**Problem requirements:** Find the word "React" in the material below and gather every line that contains it.
==================================================
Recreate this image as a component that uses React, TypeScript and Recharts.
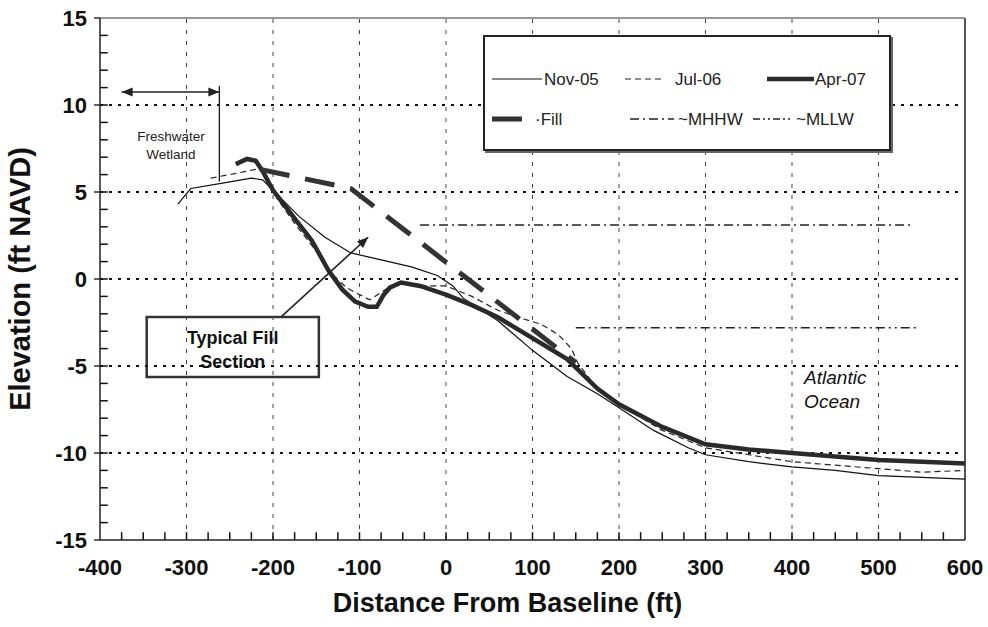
import React from "react"
import {
  Legend,
  Line,
  LineChart,
  ReferenceArea,
  ReferenceDot,
  ReferenceLine,
  XAxis,
  YAxis,
} from "recharts"

type Pt = { x: number; y: number }

const nov05: Pt[] = [
  { x: -310, y: 4.3 }, { x: -295, y: 5.2 }, { x: -260, y: 5.5 }, { x: -225, y: 5.8 },
  { x: -212, y: 5.7 }, { x: -200, y: 5.1 }, { x: -170, y: 3.6 }, { x: -140, y: 2.4 },
  { x: -110, y: 1.5 }, { x: -75, y: 1.1 }, { x: -40, y: 0.7 }, { x: -10, y: 0.2 },
  { x: 8, y: -0.4 }, { x: 20, y: -1.1 }, { x: 60, y: -2.4 }, { x: 100, y: -4.1 },
  { x: 140, y: -5.6 }, { x: 175, y: -6.6 }, { x: 200, y: -7.4 }, { x: 240, y: -8.7 },
  { x: 280, y: -9.7 }, { x: 300, y: -10.1 }, { x: 350, y: -10.5 }, { x: 400, y: -10.8 },
  { x: 450, y: -11.0 }, { x: 500, y: -11.3 }, { x: 550, y: -11.4 }, { x: 600, y: -11.5 },
]

const jul06: Pt[] = [
  { x: -272, y: 5.8 }, { x: -250, y: 6.0 }, { x: -220, y: 6.3 }, { x: -210, y: 6.2 },
  { x: -195, y: 4.6 }, { x: -175, y: 3.2 }, { x: -150, y: 1.6 }, { x: -130, y: 0.2 },
  { x: -115, y: -0.5 }, { x: -100, y: -0.9 }, { x: -88, y: -1.2 }, { x: -70, y: -0.6 },
  { x: -55, y: -0.2 }, { x: -20, y: -0.4 }, { x: 0, y: -0.4 }, { x: 30, y: -1.0 },
  { x: 60, y: -1.8 }, { x: 90, y: -2.3 }, { x: 110, y: -2.6 }, { x: 130, y: -3.2 },
  { x: 145, y: -4.0 }, { x: 152, y: -4.8 }, { x: 170, y: -6.0 }, { x: 200, y: -7.2 },
  { x: 250, y: -8.7 }, { x: 300, y: -9.7 }, { x: 350, y: -10.1 }, { x: 400, y: -10.5 },
  { x: 450, y: -10.7 }, { x: 500, y: -10.9 }, { x: 550, y: -11.1 }, { x: 600, y: -11.0 },
]

const apr07: Pt[] = [
  { x: -243, y: 6.6 }, { x: -230, y: 6.9 }, { x: -220, y: 6.8 }, { x: -212, y: 6.2 },
  { x: -200, y: 5.1 }, { x: -180, y: 3.8 }, { x: -155, y: 2.2 }, { x: -136, y: 0.5 },
  { x: -120, y: -0.6 }, { x: -105, y: -1.3 }, { x: -90, y: -1.6 }, { x: -80, y: -1.6 },
  { x: -72, y: -0.9 }, { x: -65, y: -0.5 }, { x: -52, y: -0.2 }, { x: -30, y: -0.4 },
  { x: 0, y: -0.9 }, { x: 30, y: -1.5 }, { x: 60, y: -2.2 }, { x: 100, y: -3.4 },
  { x: 140, y: -4.6 }, { x: 175, y: -6.3 }, { x: 200, y: -7.2 }, { x: 250, y: -8.5 },
  { x: 300, y: -9.5 }, { x: 350, y: -9.8 }, { x: 400, y: -10.0 }, { x: 450, y: -10.2 },
  { x: 500, y: -10.4 }, { x: 550, y: -10.5 }, { x: 600, y: -10.6 },
]

const fill: Pt[] = [{ x: -215, y: 6.3 }, { x: -110, y: 5.2 }, { x: 150, y: -4.8 }]
const mhhw: Pt[] = [{ x: -30, y: 3.1 }, { x: 540, y: 3.1 }]
const mllw: Pt[] = [{ x: 150, y: -2.8 }, { x: 545, y: -2.8 }]

const xMinor = [
  -375, -350, -325, -300, -275, -250, -225, -200, -175, -150, -125, -100, -75, -50, -25,
  0, 25, 50, 75, 100, 125, 150, 175, 200, 225, 250, 275, 300, 325, 350, 375, 400, 425, 450,
  475, 500, 525, 550, 575,
]
const yMinor = [
  -14, -13, -12, -11, -10, -9, -8, -7, -6, -5, -4, -3, -2, -1, 0, 1, 2, 3, 4, 5, 6, 7, 8,
  9, 10, 11, 12, 13, 14,
]
const xMajor = [-400, -300, -200, -100, 0, 100, 200, 300, 400, 500, 600]
const yMajor = [-15, -10, -5, 0, 5, 10, 15]
const xGrid = [-300, -200, -100, 0, 100, 200, 300, 400, 500]
const yGrid = [-10, -5, 0, 5, 10]

// annotation anchors in data units
const wetlandArrow: Pt[] = [{ x: -375, y: 10.75 }, { x: -262, y: 10.75 }]
const wetlandBracket: Pt[] = [{ x: -262, y: 11.1 }, { x: -262, y: 5.6 }]
const fillArrow: Pt[] = [{ x: -190, y: -2.15 }, { x: -90, y: 2.4 }]
const fillBox = { x1: -346, x2: -147, y1: -5.63, y2: -2.18 }

const FONT = "'Liberation Sans', Arial, sans-serif"
const labelStyle = { fontFamily: FONT, fontWeight: "bold", fontSize: 22, fill: "#111" }

const series = [
  { name: "Nov-05", data: nov05, stroke: "#111", width: 1.2, dash: undefined },
  { name: "Jul-06", data: jul06, stroke: "#222", width: 1.2, dash: "6 4" },
  { name: "Apr-07", data: apr07, stroke: "#2a2a2a", width: 4.5, dash: undefined },
  { name: "Fill", data: fill, stroke: "#333", width: 5, dash: "30 16" },
  { name: "~MHHW", data: mhhw, stroke: "#222", width: 1.5, dash: "9 4 2 4" },
  { name: "~MLLW", data: mllw, stroke: "#222", width: 1.5, dash: "9 4 2 4 2 4" },
]

function arrowHead(x1: number, y1: number, x2: number, y2: number) {
  const a = Math.atan2(y2 - y1, x2 - x1)
  const L = 11
  const W = 4.5
  const bx = x2 - L * Math.cos(a)
  const by = y2 - L * Math.sin(a)
  const px = -Math.sin(a) * W
  const py = Math.cos(a) * W
  return `${x2},${y2} ${bx + px},${by + py} ${bx - px},${by - py}`
}

function ArrowLine(props: any) {
  const { x1, y1, x2, y2, both } = props
  return (
    <g>
      <line x1={x1} y1={y1} x2={x2} y2={y2} stroke="#222" strokeWidth={1.6} />
      <polygon points={arrowHead(x1, y1, x2, y2)} fill="#222" />
      {both && <polygon points={arrowHead(x2, y2, x1, y1)} fill="#222" />}
    </g>
  )
}

function LegendBox() {
  const row1 = 42
  const row2 = 82
  const txt = { fontFamily: FONT, fontSize: 17, fill: "#222" }
  return (
    <div
      style={{
        width: 404,
        height: 112,
        border: "2.5px solid #222",
        boxShadow: "2px 2px 0 #666",
        background: "#fff",
      }}
    >
      <svg width={404} height={112}>
        <line x1={7} x2={57} y1={row1} y2={row1} stroke="#111" strokeWidth={1.2} />
        <text x={59} y={row1 + 6} {...txt}>Nov-05</text>
        <line x1={140} x2={180} y1={row1} y2={row1} stroke="#222" strokeWidth={1.2} strokeDasharray="6 4" />
        <text x={190} y={row1 + 6} {...txt}>Jul-06</text>
        <line x1={282} x2={329} y1={row1} y2={row1} stroke="#2a2a2a" strokeWidth={4.5} />
        <text x={330} y={row1 + 6} {...txt}>Apr-07</text>
        <line x1={7} x2={37} y1={row2} y2={row2} stroke="#333" strokeWidth={5} />
        <text x={50} y={row2 + 6} {...txt}>·Fill</text>
        <line x1={145} x2={189} y1={row2} y2={row2} stroke="#222" strokeWidth={1.5} strokeDasharray="9 4 2 4" />
        <text x={193} y={row2 + 6} {...txt}>~MHHW</text>
        <line x1={268} x2={307} y1={row2} y2={row2} stroke="#222" strokeWidth={1.5} strokeDasharray="7 3 2 3 2 3" />
        <text x={311} y={row2 + 6} {...txt}>~MLLW</text>
      </svg>
    </div>
  )
}

export default function App() {
  return (
    <div style={{ position: "absolute", left: 0, top: 0, background: "#fff" }}>
      <LineChart width={988} height={627} margin={{ top: 18, right: 23, bottom: 0, left: 0 }}>
        <XAxis
          type="number"
          dataKey="x"
          domain={[-400, 600]}
          ticks={xMajor}
          interval={0}
          tickSize={0}
          tickMargin={19}
          tickLine={false}
          tick={labelStyle}
          height={87}
          axisLine={{ stroke: "#222", strokeWidth: 1.5 }}
          allowDuplicatedCategory={false}
          label={{
            value: "Distance From Baseline (ft)",
            position: "insideBottom",
            offset: 15,
            dx: -25,
            style: { fontFamily: FONT, fontWeight: "bold", fontSize: 27, fill: "#111" },
          }}
        />
        <YAxis
          type="number"
          dataKey="y"
          domain={[-15, 15]}
          ticks={yMajor}
          interval={0}
          tickSize={6}
          tickMargin={7}
          tickLine={{ stroke: "#111", strokeWidth: 1.3 }}
          tick={labelStyle}
          width={100}
          axisLine={{ stroke: "#222", strokeWidth: 1.5 }}
          label={{
            value: "Elevation (ft NAVD)",
            angle: -90,
            position: "insideLeft",
            offset: 20,
            style: { fontFamily: FONT, fontWeight: "bold", fontSize: 29, fill: "#111", textAnchor: "middle" },
          }}
        />
        {xGrid.map((v) => (
          <ReferenceLine key={`gx${v}`} x={v} stroke="#444" strokeWidth={1} strokeDasharray="4 7" />
        ))}
        {yGrid.map((v) => (
          <ReferenceLine key={`gy${v}`} y={v} stroke="#111" strokeWidth={2} strokeDasharray="3 6" />
        ))}
        {xMinor.map((v) => (
          <ReferenceLine
            key={`mx${v}`}
            segment={[{ x: v, y: -15 }, { x: v, y: -14.55 }]}
            stroke="#111"
            strokeWidth={1.5}
          />
        ))}
        {yMinor.map((v) => (
          <ReferenceLine
            key={`my${v}`}
            segment={[{ x: -400, y: v }, { x: -391, y: v }]}
            stroke="#111"
            strokeWidth={1.5}
          />
        ))}
        <ReferenceLine y={15} stroke="#777" strokeWidth={1.5} />
        <ReferenceLine x={600} stroke="#555" strokeWidth={2} />

        {series.map((s) => (
          <Line
            key={s.name}
            data={s.data}
            dataKey="y"
            name={s.name}
            type="linear"
            stroke={s.stroke}
            strokeWidth={s.width}
            strokeDasharray={s.dash}
            dot={false}
            activeDot={false}
            isAnimationActive={false}
          />
        ))}

        <ReferenceLine segment={wetlandArrow} shape={<ArrowLine both />} ifOverflow="visible" />
        <ReferenceLine segment={wetlandBracket} stroke="#222" strokeWidth={1.4} ifOverflow="visible" />
        <ReferenceDot
          x={-318}
          y={7.6}
          r={0}
          ifOverflow="visible"
          shape={(p: any) => (
            <text x={p.cx} y={p.cy} textAnchor="middle" fontFamily={FONT} fontSize={13.5} fill="#222">
              <tspan x={p.cx} dy={-6}>Freshwater</tspan>
              <tspan x={p.cx} dy={18}>Wetland</tspan>
            </text>
          )}
        />
        <ReferenceLine segment={fillArrow} shape={<ArrowLine />} ifOverflow="visible" />
        <ReferenceArea
          x1={fillBox.x1}
          x2={fillBox.x2}
          y1={fillBox.y1}
          y2={fillBox.y2}
          fill="#fff"
          fillOpacity={1}
          stroke="#333"
          strokeWidth={2.5}
          ifOverflow="visible"
        />
        <ReferenceDot
          x={(fillBox.x1 + fillBox.x2) / 2}
          y={fillBox.y1}
          r={0}
          ifOverflow="visible"
          shape={(p: any) => (
            <text x={p.cx} y={p.cy} textAnchor="middle" fontFamily={FONT} fontWeight="bold" fontSize={18} fill="#111">
              <tspan x={p.cx} dy={-33}>Typical Fill</tspan>
              <tspan x={p.cx} dy={24}>Section</tspan>
            </text>
          )}
        />
        <ReferenceDot
          x={414}
          y={-6.0}
          r={0}
          ifOverflow="visible"
          shape={(p: any) => (
            <text x={p.cx} y={p.cy} fontFamily={FONT} fontStyle="italic" fontSize={19} fill="#111">
              <tspan x={p.cx} dy={1}>Atlantic</tspan>
              <tspan x={p.cx} dy={24}>Ocean</tspan>
            </text>
          )}
        />
        <Legend
          layout="vertical"
          align="center"
          verticalAlign="middle"
          wrapperStyle={{ left: 483, top: 35, width: 409, height: 117 }}
          content={() => <LegendBox />}
        />
      </LineChart>
    </div>
  )
}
==================================================
**Exercise output:**
Recreate this image as a component that uses React, TypeScript and Recharts.
import React from "react"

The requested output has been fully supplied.